Answer: You questions are very good. The Torah is not explicit about what Moses received from God during the 40 days he was on Mount Sinai, but at the very least it includes the legal material in Exodus as well as the instructions for building the mishkan, the portable Tabernacle in the wilderness.
The last few verses in the Torah, according to midrash, were either written by Joshua after the death of Moses, or were indeed written by Moses, with tears in his eyes, after he foresaw the details of his own death.
The material known as the “10 commandments” is actually just the beginning of several chapters of legal material. We speak of the revelation of the 10 commandments on Shavuot because it was all or part of these commandments that was revealed to the entire Israelite people on the day of Shavuot, as opposed to the rest of the Torah which was revealed (in some way) to Moses alone during the next 40 days.

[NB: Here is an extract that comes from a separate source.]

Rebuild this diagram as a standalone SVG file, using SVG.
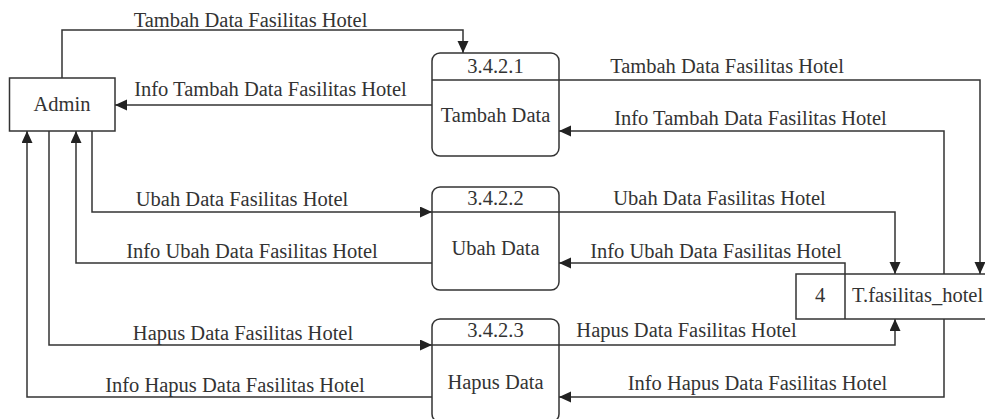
<svg xmlns="http://www.w3.org/2000/svg" width="985" height="419" viewBox="0 0 985 419">
<defs>
<marker id="arr" markerUnits="userSpaceOnUse" markerWidth="13" markerHeight="12" refX="12" refY="5.5" orient="auto">
<path d="M0,0 L12,5.5 L0,11 z" fill="#222"/>
</marker>
</defs>
<style>
.box{fill:#fff;stroke:#333;stroke-width:1.5}
.ln{fill:none;stroke:#333;stroke-width:1.5;marker-end:url(#arr)}
.dv{stroke:#333;stroke-width:1.5}
text{font-family:'Liberation Serif','Times New Roman',Times,serif;font-size:20.5px;fill:#333}
.c{text-anchor:middle}
</style>
<rect width="985" height="419" fill="#fff"/>
<g id="connectors" font-family="Liberation Serif, Times New Roman, serif">
<polyline class="ln" points="62,78 62,30 463,30 463,53"/>
<polyline class="ln" points="432,105 115,105"/>
<polyline class="ln" points="559,80 980,80 980,274"/>
<polyline class="ln" points="944,274 944,131 559,131"/>
<polyline class="ln" points="92,131 92,212 432,212"/>
<polyline class="ln" points="432,263 76,263 76,131"/>
<polyline class="ln" points="559,212 895,212 895,274"/>
<polyline class="ln" points="845,274 845,263 559,263"/>
<polyline class="ln" points="49,131 49,345 432,345"/>
<polyline class="ln" points="432,397 27,397 27,131"/>
<polyline class="ln" points="559,345 895,345 895,319"/>
<polyline class="ln" points="944,319 944,397 559,397"/>
<text class="c" x="250.5" y="27">Tambah Data Fasilitas Hotel</text>
<text class="c" x="270.5" y="96">Info Tambah Data Fasilitas Hotel</text>
<text class="c" x="727" y="73">Tambah Data Fasilitas Hotel</text>
<text class="c" x="750.5" y="125">Info Tambah Data Fasilitas Hotel</text>
<text class="c" x="242" y="206">Ubah Data Fasilitas Hotel</text>
<text class="c" x="719.5" y="205">Ubah Data Fasilitas Hotel</text>
<text class="c" x="252" y="258">Info Ubah Data Fasilitas Hotel</text>
<text class="c" x="716" y="258">Info Ubah Data Fasilitas Hotel</text>
<text class="c" x="243" y="340">Hapus Data Fasilitas Hotel</text>
<text class="c" x="686.5" y="337">Hapus Data Fasilitas Hotel</text>
<text class="c" x="235" y="392">Info Hapus Data Fasilitas Hotel</text>
<text class="c" x="757.5" y="390">Info Hapus Data Fasilitas Hotel</text>
</g>
<g id="admin">
<rect class="box" x="9.5" y="78" width="105.5" height="53"/>
<text class="c" x="62" y="111">Admin</text>
</g>
<g id="p1">
<rect class="box" x="432" y="53" width="127" height="103" rx="8"/>
<line class="dv" x1="432" y1="80" x2="559" y2="80"/>
<text class="c" x="495.5" y="73">3.4.2.1</text>
<text class="c" x="495.5" y="122">Tambah Data</text>
</g>
<g id="p2">
<rect class="box" x="432" y="187" width="127" height="103" rx="8"/>
<line class="dv" x1="432" y1="212" x2="559" y2="212"/>
<text class="c" x="495.5" y="205">3.4.2.2</text>
<text class="c" x="495.5" y="255">Ubah Data</text>
</g>
<g id="p3">
<rect class="box" x="432" y="319" width="127" height="103" rx="8"/>
<line class="dv" x1="432" y1="345" x2="559" y2="345"/>
<text class="c" x="495.5" y="337">3.4.2.3</text>
<text class="c" x="495.5" y="389">Hapus Data</text>
</g>
<g id="store">
<rect class="box" x="796" y="274" width="195" height="45"/>
<line class="dv" x1="845" y1="274" x2="845" y2="319"/>
<text class="c" x="820" y="302">4</text>
<text x="852" y="302">T.fasilitas_hotel</text>
</g>
</svg>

Question: Why do we read the book of Ruth on Shavuot?
Answer: Each of the three pilgrimage festivals (Pesah, Shavuot, Sukkot) has one of the books from ketuvim (writings, the third section of the Tanakh) known as the megillot associated with it. We read the book of Ruth on Shavuot for two reasons.
First, the events of the story occur during the barley and wheat harvest in late spring and early summer, which coincides with the period of Shavuot. Aside from its connection to the revelation at Mount Sinai, Shavuot is a harvest festival celebrating the early summer wheat harvest which follows the Passover barley harvest.
But there is a deeper reason why we read Ruth on Shavuot. As the story opens, she moves back to her native Moab with her husband and his brother (and wife) and their mother, Naomi. When her husband and brother-in-law died, Naomi instructed her and her sister-in-law to stay in Moab, while she returned to Israel.
Orpah, her sister-in-law, stayed in Moab, but Ruth wanted to go with Naomi. Although Naomi tried to persuade Ruth to return, Ruth responded in one of the most famous speeches in the Tanakh, “Wherever you go, I will go; wherever you lodge, I will lodge; your people shall be my people, and your God my God. Where you die, I will die, and there I will be buried.” With these words, Ruth joined her life and fate to that of Jewish people, and became a ger tzedek, a righteous convert to Judaism.
On the first Shavuot, when the Torah was revealed to the Israelites, each one of them made the choice to accept the Torah – each one of them essentially became a Jew by Choice. How much more true this is today, when we have the freedom to remain active, practicing, Jews or let ourselves drift away, that Shavuot is our opportunity to choose Judaism anew. The story of Ruth gives us a role model of what it means to commit our lives so completely to living a Jewish life.